Towards a Self-calibrating, Empirical, Light-Weight Model for Tellurics in High-Resolution Spectra

Abstract: To discover Earth analogs around other stars, next generation spectrographs must measure radial velocity (RV) with 10 cm/s precision. To achieve 10cm/s precision, however, the effects of telluric contamination must be accounted for. The standard approaches to telluric removal are: (a) observing a standard star and (b) using a radiative transfer code. Observing standard stars, however, takes valuable observing time away from science targets. Radiative transfer codes, meanwhile, rely on imprecise line data in the HITRAN database (typical line position uncertainties range from a few to several hundred m/s) and require difficult-to-obtain measurements of water vapor column density for best performance. To address these issues, we present SELENITE: a SELf-calibrating, Empricial, Light-Weight liNear regressIon TElluric model for high-resolution spectra. The model exploits two simple observations: (a) water tellurics grow proportionally to precipitable water vapor and therefore proportionally to each other and (b) non-water tellurics grow proportionally to airmass.

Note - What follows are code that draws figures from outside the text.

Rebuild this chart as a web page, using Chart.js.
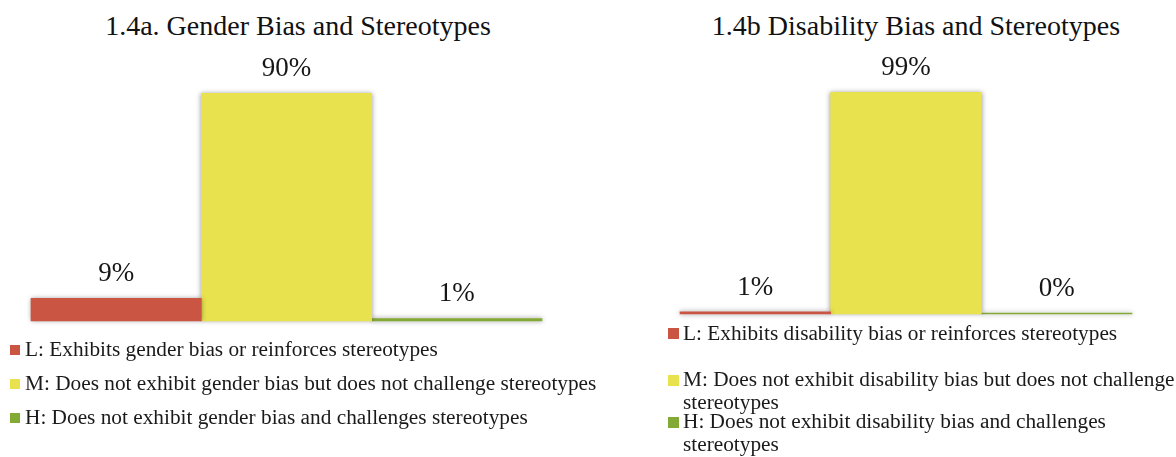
<!DOCTYPE html>
<html>
<head>
<meta charset="utf-8">
<script src="https://cdn.jsdelivr.net/npm/chart.js@4.4.1/dist/chart.umd.min.js"></script>
<style>
  html, body { margin: 0; padding: 0; background: #fff; overflow: hidden; }
  body { width: 1176px; height: 457px; position: relative;
         font-family: 'Liberation Serif', 'Times New Roman', serif; color: #1a1a1a; }
  .title { position: absolute; top: 12px; font-size: 28px; line-height: 28px;
           text-align: center; white-space: nowrap; color: #111; }
  .box { position: absolute; top: 0; }
  .legend { position: absolute; font-size: 21.3px; }
  .item { position: absolute; left: 0; }
  .swatch { position: absolute; }
</style>
</head>
<body>
<div class="title" style="left:0;width:596px;">1.4a. Gender Bias and Stereotypes</div>
<div class="title" style="left:656px;width:520px;">1.4b Disability Bias and Stereotypes</div>

<div class="box" style="left:0;width:596px;height:340px;"><canvas id="gender" width="596" height="340"></canvas></div>
<div class="box" style="left:600px;width:576px;height:340px;"><canvas id="disability" width="576" height="340"></canvas></div>

<div class="legend" id="genderLegend"></div>
<div class="legend" id="disabilityLegend"></div>

<script>
// Rating levels and their colours
const levels = ['L', 'M', 'H'];
const levelColors = ['#CA5542', '#E8E24F', '#84AA36'];

// Share of items at each level (%)
const genderValues = [9, 90, 1];
const disabilityValues = [1, 99, 0];

// Legend texts
const genderLabels = [
  'L: Exhibits gender bias or reinforces stereotypes',
  'M: Does not exhibit gender bias but does not challenge stereotypes',
  'H: Does not exhibit gender bias and challenges stereotypes'
];
const disabilityLabels = [
  'L: Exhibits disability bias or reinforces stereotypes',
  'M: Does not exhibit disability bias but does not challenge stereotypes',
  'H: Does not exhibit disability bias and challenges stereotypes'
];

// Soft drop shadow under the bars plus percentage labels above each bar
const barDecor = {
  id: 'barDecor',
  beforeDatasetsDraw(chart) {
    const ctx = chart.ctx;
    ctx.save();
    ctx.shadowColor = 'rgba(0,0,0,0.42)';
    ctx.shadowBlur = 5;
    ctx.shadowOffsetX = 0;
    ctx.shadowOffsetY = 0;
  },
  afterDatasetsDraw(chart) {
    const ctx = chart.ctx;
    ctx.restore();
    ctx.save();
    ctx.font = '27px "Liberation Serif", "Times New Roman", serif';
    ctx.fillStyle = '#161616';
    ctx.textAlign = 'center';
    ctx.textBaseline = 'alphabetic';
    chart.data.datasets.forEach((ds, i) => {
      const bar = chart.getDatasetMeta(i).data[0];
      ctx.fillText(ds.data[0] + '%', bar.x, bar.y - 17);
    });
    ctx.restore();
  }
};

function makeChart(id, values, labels, padding) {
  return new Chart(document.getElementById(id), {
    type: 'bar',
    data: {
      labels: [''],
      datasets: levels.map((lv, i) => ({
        label: labels[i],
        data: [values[i]],
        backgroundColor: levelColors[i],
        borderWidth: 0,
        categoryPercentage: 1,
        barPercentage: 1,
        minBarLength: 1,
        clip: false
      }))
    },
    options: {
      responsive: false,
      animation: false,
      devicePixelRatio: 1,
      layout: { padding },
      scales: {
        x: { display: false },
        y: { display: false, min: 0, max: 100 }
      },
      plugins: {
        legend: { display: false },
        title: { display: false },
        tooltip: { enabled: false }
      }
    },
    plugins: [barDecor]
  });
}

makeChart('gender', genderValues, genderLabels, { left: 31, right: 54, top: 68, bottom: 19 });
makeChart('disability', disabilityValues, disabilityLabels, { left: 80, right: 44, top: 90, bottom: 26 });

// Vertical legends below each chart
function buildLegend(elId, labels, opts) {
  const el = document.getElementById(elId);
  el.style.left = opts.left + 'px';
  el.style.top = '0px';
  labels.forEach((text, i) => {
    const sw = document.createElement('div');
    sw.className = 'swatch';
    sw.style.background = levelColors[i];
    sw.style.width = opts.sw + 'px';
    sw.style.height = opts.sw + 'px';
    sw.style.left = '0px';
    sw.style.top = (opts.centers[i] - opts.sw / 2) + 'px';
    el.appendChild(sw);
    const it = document.createElement('div');
    it.className = 'item';
    it.textContent = text;
    it.style.left = opts.textX + 'px';
    it.style.lineHeight = opts.lh + 'px';
    it.style.top = (opts.centers[i] - opts.capMid) + 'px';
    it.style.width = opts.width ? opts.width + 'px' : 'auto';
    it.style.whiteSpace = opts.width ? 'normal' : 'nowrap';
    el.appendChild(it);
  });
}

buildLegend('genderLegend', genderLabels,
  { left: 10, sw: 10, textX: 15, lh: 23, capMid: 11.6, centers: [350, 384, 418] });
buildLegend('disabilityLegend', disabilityLabels,
  { left: 668, sw: 11, textX: 15, lh: 23, capMid: 11.6, centers: [333.5, 380, 422], width: 500 });
</script>
</body>
</html>
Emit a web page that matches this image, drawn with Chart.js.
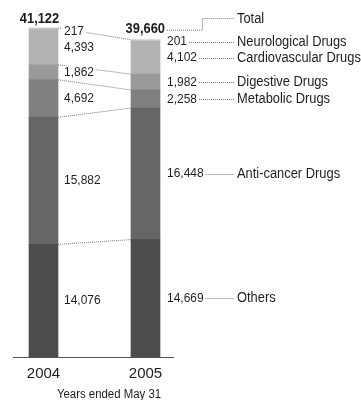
<!DOCTYPE html>
<html lang="en">
<head>
    <meta charset="UTF-8">
    <title>Sales by Therapeutic Category</title>
    <script src="https://cdn.jsdelivr.net/npm/chart.js"></script>
    <style>
        html, body { margin: 0; padding: 0; background: #fff; }
    </style>
</head>
<body>
    <canvas id="salesChart" width="361" height="400"></canvas>

    <script>
        const years = ['2004', '2005'];
        const categories = ['Others', 'Anti-cancer Drugs', 'Metabolic Drugs', 'Digestive Drugs', 'Cardiovascular Drugs', 'Neurological Drugs'];
        const sales2004 = [14076, 15882, 4692, 1862, 4393, 217];
        const sales2005 = [14669, 16448, 2258, 1982, 4102, 201];
        const totals = [41122, 39660];

        const shades = ['#4d4d4d', '#666666', '#7f7f7f', '#999999', '#b2b2b2', '#c6c6c6'];
        const sans = '"Liberation Sans", Arial, sans-serif';

        function fmt(v) {
            return v.toLocaleString('en-US');
        }

        function dotted(ctx, pts) {
            ctx.beginPath();
            ctx.moveTo(pts[0][0], pts[0][1]);
            for (let i = 1; i < pts.length; i++) ctx.lineTo(pts[i][0], pts[i][1]);
            ctx.stroke();
        }

        // condensed text: squeeze a regular face horizontally, return drawn width
        function text(ctx, txt, x, y, size, align, bold, squeeze) {
            const sx = squeeze || 0.92;
            ctx.save();
            ctx.font = (bold ? 'bold ' : '') + size + 'px ' + sans;
            ctx.textAlign = align;
            ctx.textBaseline = 'middle';
            ctx.translate(x, y);
            ctx.scale(sx, 1);
            ctx.fillText(txt, 0, 0);
            const w = ctx.measureText(txt).width * sx;
            ctx.restore();
            return w;
        }

        function textWidth(ctx, txt, size) {
            ctx.save();
            ctx.font = size + 'px ' + sans;
            const w = ctx.measureText(txt).width * 0.92;
            ctx.restore();
            return w;
        }

        // connectors between the bars, value labels and the category legend on the right
        const annotations = {
            id: 'annotations',
            afterDatasetsDraw(chart) {
                const ctx = chart.ctx;
                const y = chart.scales.y;
                const first = chart.getDatasetMeta(0).data;
                const w = first[0].width;
                const x1 = first[0].x + w / 2;
                const x2 = first[1].x - w / 2;
                const x2r = first[1].x + w / 2;

                const cum = (arr, n) => arr.slice(0, n + 1).reduce((a, b) => a + b, 0);

                ctx.save();
                ctx.strokeStyle = '#777';
                ctx.lineWidth = 1;
                ctx.setLineDash([1, 1]);

                // boundaries joined between the two years
                [0, 1, 2, 3, 5].forEach(i => {
                    dotted(ctx, [[x1, y.getPixelForValue(cum(sales2004, i))], [x2, y.getPixelForValue(cum(sales2005, i))]]);
                });
                ctx.setLineDash([]);

                // 2004 values in the gap
                sales2004.forEach((v, i) => {
                    const top = y.getPixelForValue(cum(sales2004, i));
                    const bot = y.getPixelForValue(cum(sales2004, i) - v);
                    let ty = (top + bot) / 2;
                    if (bot - top < 8) ty = top + 3;
                    const txt = fmt(v);
                    const tw = textWidth(ctx, txt, 13);
                    ctx.fillStyle = '#fff';
                    ctx.fillRect(x1 + 4, ty - 6, tw + 4, 12);
                    ctx.fillStyle = '#1e1e1e';
                    text(ctx, txt, x1 + 6, ty, 13, 'left');
                });

                // 2005 values with leaders to category names
                const nameX = 237;
                sales2005.forEach((v, i) => {
                    const top = y.getPixelForValue(cum(sales2005, i));
                    const bot = y.getPixelForValue(cum(sales2005, i) - v);
                    let ty = (top + bot) / 2;
                    if (bot - top < 8) ty = top + 2;
                    const tw = text(ctx, fmt(v), x2r + 7, ty, 13, 'left');
                    ctx.setLineDash([1, 1]);
                    dotted(ctx, [[x2r + 9 + tw, Math.round(ty) + 0.5], [nameX - 3, Math.round(ty) + 0.5]]);
                    ctx.setLineDash([]);
                    text(ctx, categories[i], nameX, ty, 14, 'left');
                });

                // totals above the bars
                text(ctx, fmt(totals[0]), first[0].x - 4, y.getPixelForValue(totals[0]) - 9, 14, 'center', true);
                const ty2 = y.getPixelForValue(totals[1]) - 11;
                text(ctx, fmt(totals[1]), x2r + 5, ty2, 14, 'right', true);
                ctx.setLineDash([1, 1]);
                dotted(ctx, [[x2r + 7, ty2 + 1.5], [202.5, ty2 + 1.5], [202.5, 18.5], [nameX - 3, 18.5]]);
                ctx.setLineDash([]);
                text(ctx, 'Total', nameX, 19, 14, 'left');

                // baseline and axis caption
                const base = y.getPixelForValue(0);
                ctx.strokeStyle = '#555';
                dotted(ctx, [[13, Math.round(base) + 0.5], [174, Math.round(base) + 0.5]]);
                text(ctx, 'Years ended May 31', 109, 395, 12, 'center', false, 0.95);
                ctx.restore();
            }
        };

        const ctx = document.getElementById('salesChart').getContext('2d');
        const chart = new Chart(ctx, {
            type: 'bar',
            data: {
                labels: years,
                datasets: categories.map((name, i) => ({
                    label: name,
                    data: [sales2004[i], sales2005[i]],
                    backgroundColor: shades[i],
                    barThickness: 29,
                    clip: false
                }))
            },
            options: {
                responsive: false,
                animation: false,
                layout: {
                    padding: { top: 28, left: 43.5, right: 215.5, bottom: 9 }
                },
                plugins: {
                    legend: { display: false },
                    tooltip: { enabled: false }
                },
                scales: {
                    x: {
                        stacked: true,
                        offset: false,
                        grid: { display: false, drawTicks: false },
                        border: { display: false },
                        ticks: {
                            padding: 8,
                            color: '#222',
                            font: { family: sans, size: 15 }
                        }
                    },
                    y: {
                        stacked: true,
                        display: false,
                        min: 0,
                        max: totals[0]
                    }
                }
            },
            plugins: [annotations]
        });
    </script>
</body>
</html>
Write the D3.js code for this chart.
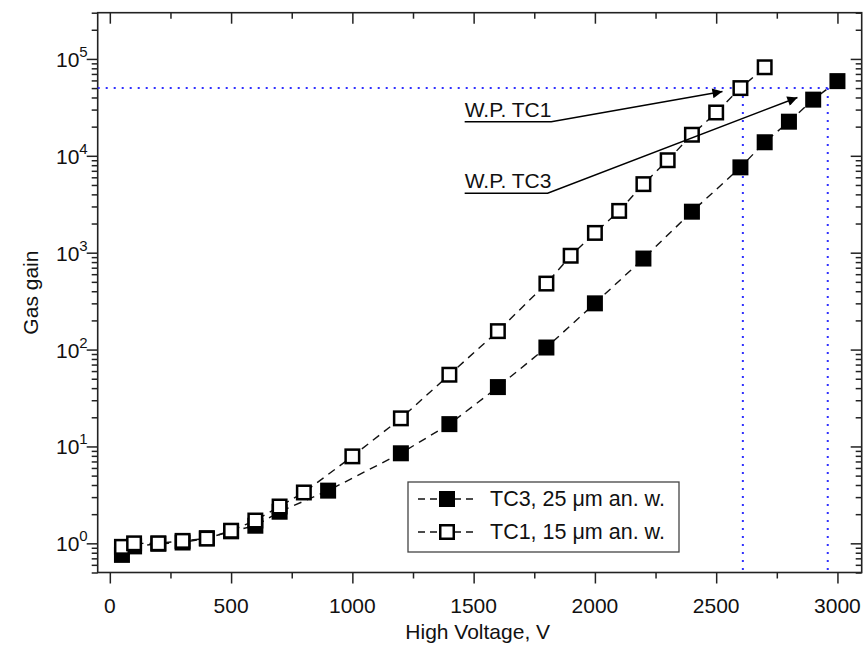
<!DOCTYPE html>
<html><head><meta charset="utf-8">
<script src="https://cdn.jsdelivr.net/npm/d3@7"></script>
<style>
html,body{margin:0;padding:0;background:#fff;}
svg{display:block;font-family:"Liberation Sans",Arial,sans-serif;}
</style></head>
<body>
<svg id="chart" width="865" height="646"></svg>
<script>
// ---- data ----
const tc3Voltage = [50,100,200,300,400,500,600,700,900,1200,1400,1600,1800,2000,2200,2400,2600,2700,2800,2900,3000];
const tc3Gain    = [0.76,0.93,0.99,1.02,1.13,1.33,1.52,2.12,3.5,8.5,17,41,105,300,870,2650,7600,13800,22500,38000,59000];
const tc1Voltage = [50,100,200,300,400,500,600,700,800,1000,1200,1400,1600,1800,1900,2000,2100,2200,2300,2400,2500,2600,2700];
const tc1Gain    = [0.92,1.0,1.0,1.06,1.12,1.35,1.72,2.4,3.35,7.9,19.5,55,155,480,930,1600,2700,5100,9000,16500,28000,50000,82000];
const xTicks = [0,500,1000,1500,2000,2500,3000];
const yTickExps = [0,1,2,3,4,5];
const legendLabels = ["TC3, 25 \u03bcm an. w.", "TC1, 15 \u03bcm an. w."];
const workingGain = 5e4;
const workingVoltages = [2610, 2960];
const annotations = [
  {text:"W.P. TC1", x0:1463, x1:1820, y:22500, tipX:2526, tipY:46000},
  {text:"W.P. TC3", x0:1463, x1:1805, y:4100,  tipX:2835, tipY:40000}
];
const xTitle = "High Voltage, V";
const yTitle = "Gas gain";

// ---- layout ----
const L = 97.7, R = 861.7, T = 12.7, B = 572.5;
const svg = d3.select("#chart");
const x = d3.scaleLinear().domain([-50,3100]).range([L,R]);
const y = d3.scaleLog().domain([0.5,3e5]).range([B,T]);
const axisColor = "#222";
const fs = 21;

const xMinor = d3.range(250,3100,500);
const yMinor = [];
for (let e=-1;e<=5;e++) for (let m=2;m<=9;m++){const v=m*Math.pow(10,e); if(v>=0.5&&v<=3e5) yMinor.push(v);}
const yMajor = yTickExps.map(e=>Math.pow(10,e));

function styleAxis(g){ g.select(".domain").remove(); g.selectAll("line").attr("stroke",axisColor).attr("stroke-width",1.5); g.selectAll("text").remove(); }

svg.append("g").attr("transform",`translate(0,${B})`).call(d3.axisBottom(x).tickValues(xTicks).tickSize(11)).call(styleAxis);
svg.append("g").attr("transform",`translate(0,${B})`).call(d3.axisBottom(x).tickValues(xMinor).tickSize(6)).call(styleAxis);
svg.append("g").attr("transform",`translate(0,${T})`).call(d3.axisBottom(x).tickValues(xTicks).tickSize(11)).call(styleAxis);
svg.append("g").attr("transform",`translate(0,${T})`).call(d3.axisBottom(x).tickValues(xMinor).tickSize(6)).call(styleAxis);
svg.append("g").attr("transform",`translate(${L},0)`).call(d3.axisLeft(y).tickValues(yMajor).tickSize(11)).call(styleAxis);
svg.append("g").attr("transform",`translate(${L},0)`).call(d3.axisLeft(y).tickValues(yMinor).tickSize(6)).call(styleAxis);
svg.append("g").attr("transform",`translate(${R},0)`).call(d3.axisLeft(y).tickValues(yMajor).tickSize(11)).call(styleAxis);
svg.append("g").attr("transform",`translate(${R},0)`).call(d3.axisLeft(y).tickValues(yMinor).tickSize(6)).call(styleAxis);

svg.append("rect").attr("x",L).attr("y",T).attr("width",R-L).attr("height",B-T)
  .attr("fill","none").attr("stroke",axisColor).attr("stroke-width",1.6);

svg.append("g").selectAll("text").data(xTicks).join("text")
  .attr("x",d=>x(d)).attr("y",B+40).attr("text-anchor","middle")
  .attr("font-size",fs).attr("fill","#111").text(d=>d);
const yl = svg.append("g").selectAll("text").data(yTickExps).join("text")
  .attr("x",L-10).attr("y",d=>y(Math.pow(10,d))+8).attr("text-anchor","end")
  .attr("font-size",fs).attr("fill","#111");
yl.append("tspan").text("10");
yl.append("tspan").attr("dy",-10).attr("font-size",15).text(d=>d);

svg.append("text").attr("x",(L+R)/2-2).attr("y",639).attr("text-anchor","middle")
  .attr("font-size",fs).attr("fill","#111").text(xTitle);
svg.append("text").attr("transform",`translate(38,${(T+B)/2}) rotate(-90)`).attr("text-anchor","middle")
  .attr("font-size",fs).attr("fill","#111").text(yTitle);

const blue = "#3030ff";
svg.append("line").attr("x1",L).attr("x2",x(workingVoltages[1])).attr("y1",y(workingGain)).attr("y2",y(workingGain))
  .attr("stroke",blue).attr("stroke-width",2).attr("stroke-dasharray","2,6");
svg.append("g").selectAll("line").data(workingVoltages).join("line")
  .attr("x1",d=>x(d)).attr("x2",d=>x(d)).attr("y1",y(workingGain)).attr("y2",B)
  .attr("stroke",blue).attr("stroke-width",2).attr("stroke-dasharray","2,6");

const line = d3.line().x(d=>x(d[0])).y(d=>y(d[1]));
const tc3 = tc3Voltage.map((v,i)=>[v,tc3Gain[i]]);
const tc1 = tc1Voltage.map((v,i)=>[v,tc1Gain[i]]);
[tc3,tc1].forEach(s=>{
  svg.append("path").datum(s).attr("d",line).attr("fill","none")
    .attr("stroke","#111").attr("stroke-width",1.4).attr("stroke-dasharray","8,6");
});

const ms = 16;
svg.append("g").selectAll("rect").data(tc3).join("rect")
  .attr("x",d=>x(d[0])-ms/2).attr("y",d=>y(d[1])-ms/2).attr("width",ms).attr("height",ms).attr("fill","#000");
svg.append("g").selectAll("rect").data(tc1).join("rect")
  .attr("x",d=>x(d[0])-ms/2+1.25).attr("y",d=>y(d[1])-ms/2+1.25).attr("width",ms-2.5).attr("height",ms-2.5)
  .attr("fill","#fff").attr("stroke","#000").attr("stroke-width",2.5);

svg.append("defs").append("marker").attr("id","ah").attr("viewBox","0 0 10 10")
  .attr("refX",10).attr("refY",5).attr("markerWidth",14).attr("markerHeight",10)
  .attr("markerUnits","userSpaceOnUse").attr("orient","auto")
  .append("path").attr("d","M0,0 L10,5 L0,10 Z").attr("fill","#000");
annotations.forEach(a=>{
  svg.append("text").attr("x",x(a.x0)).attr("y",y(a.y)-5).attr("font-size",fs).attr("fill","#111").text(a.text);
  svg.append("polyline").attr("points",`${x(a.x0)},${y(a.y)} ${x(a.x1)},${y(a.y)} ${x(a.tipX)},${y(a.tipY)}`)
    .attr("fill","none").attr("stroke","#000").attr("stroke-width",1.5).attr("marker-end","url(#ah)");
});

const lg = svg.append("g");
lg.append("rect").attr("x",408).attr("y",482).attr("width",271).attr("height",70)
  .attr("fill","#fff").attr("stroke","#444").attr("stroke-width",1.3);
legendLabels.forEach((lab,i)=>{
  const cy = 499 + i*33;
  lg.append("line").attr("x1",418).attr("x2",478).attr("y1",cy).attr("y2",cy)
    .attr("stroke","#111").attr("stroke-width",1.4).attr("stroke-dasharray","7,5");
  if(i===0) lg.append("rect").attr("x",447-ms/2).attr("y",cy-ms/2).attr("width",ms).attr("height",ms).attr("fill","#000");
  else lg.append("rect").attr("x",447-ms/2+1.25).attr("y",cy-ms/2+1.25).attr("width",ms-2.5).attr("height",ms-2.5)
    .attr("fill","#fff").attr("stroke","#000").attr("stroke-width",2.5);
  lg.append("text").attr("x",490).attr("y",cy+7).attr("font-size",21.5).attr("fill","#111").text(lab);
});
</script>
</body></html>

Water tellurics can be identified by looking for pixels whose growth correlates with a known calibration water telluric and modelled by regression against it, and likewise non-water tellurics with airmass. The model doesn't require line data, water vapor measurements and additional observations (beyond one-time calibration observations), achieves fits with a reduced chi squared of 1.17 on B stars and 2.95 on K dwarfs, and leaves residuals of 1% (B stars) and 1.1% (K dwarfs) of continuum. Fitting takes seconds on laptop PCs: SELENITE is light-weight enough to guide observing runs.